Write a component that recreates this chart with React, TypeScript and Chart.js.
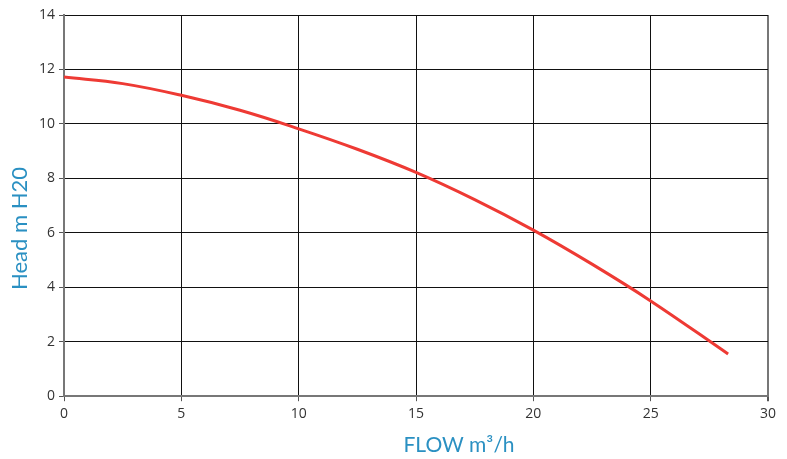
import React, { useEffect, useRef } from "react";
import { Chart, registerables } from "chart.js";

Chart.register(...registerables);

const flowValues = [0, 2.5, 5, 7.5, 10, 12.5, 15, 17.5, 20, 22.5, 25, 28.3];
const headValues = [11.72, 11.48, 11.05, 10.5, 9.82, 9.07, 8.22, 7.22, 6.1, 4.85, 3.5, 1.55];
const xTitle = "FLOW m³/h";
const yTitle = "Head m H20";
const titleColor = "#2a90c2";

const titlePlugin = {
  id: "axisTitles",
  afterDraw(chart: any) {
    const { ctx, chartArea } = chart;
    ctx.save();
    ctx.fillStyle = titleColor;
    ctx.font = "400 21px Lato";
    ctx.textAlign = "center";
    ctx.textBaseline = "middle";
    ctx.fillText(xTitle, (chartArea.left + chartArea.right) / 2 + 43, 445);
    ctx.translate(20, chartArea.top + (chartArea.bottom - chartArea.top) * 0.56);
    ctx.rotate(-Math.PI / 2);
    ctx.font = "400 22px Lato";
    ctx.fillText(yTitle, 0, 0);
    ctx.restore();
  },
};

export default function App() {
  const ref = useRef<HTMLCanvasElement>(null);
  useEffect(() => {
    document.body.style.margin = "0";
    const ctx = ref.current!;
    const chart = new Chart(ctx, {
      type: "line",
      data: {
        datasets: [
          {
            data: flowValues.map((x, i) => ({ x, y: headValues[i] })),
            borderColor: "#ee3a34",
            borderWidth: 3,
            pointRadius: 0,
            tension: 0.4,
            fill: false,
          },
        ],
      },
      plugins: [titlePlugin],
      options: {
        animation: false,
        responsive: false,
        maintainAspectRatio: false,
        layout: { padding: { top: 15, right: 19, left: 35, bottom: 33 } },
        plugins: { legend: { display: false }, tooltip: { enabled: false } },
        scales: {
          x: {
            type: "linear",
            min: 0,
            max: 30,
            ticks: { stepSize: 5, color: "#333", font: { family: "Open Sans", size: 14 }, padding: 4 },
            grid: {
              color: (c: any) => (c.tick && c.tick.value === 30 ? "#777" : "#111"),
              lineWidth: (c: any) => (c.tick && c.tick.value === 30 ? 2 : 1),
              tickLength: 5,
              tickColor: "#555",
            },
            border: { color: "#777", width: 2 },
          },
          y: {
            min: 0,
            max: 14,
            ticks: { stepSize: 2, color: "#333", font: { family: "Open Sans", size: 14 }, padding: 4 },
            grid: { color: "#111", lineWidth: 1, tickLength: 5, tickColor: "#555" },
            border: { color: "#777", width: 2 },
          },
        },
      },
    });
    return () => chart.destroy();
  }, []);
  return (
    <div style={{ width: 787, height: 459, background: "#fff" }}>
      <canvas ref={ref} width={787} height={459} style={{ display: "block" }} />
    </div>
  );
}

▬▬▬▬▬▬▬▬▬▬

Work to do:
Using the listing above, return all lines where the word "React" occurs.

The completed task:
Write a component that recreates this chart with React, TypeScript and Chart.js.
import React, { useEffect, useRef } from "react";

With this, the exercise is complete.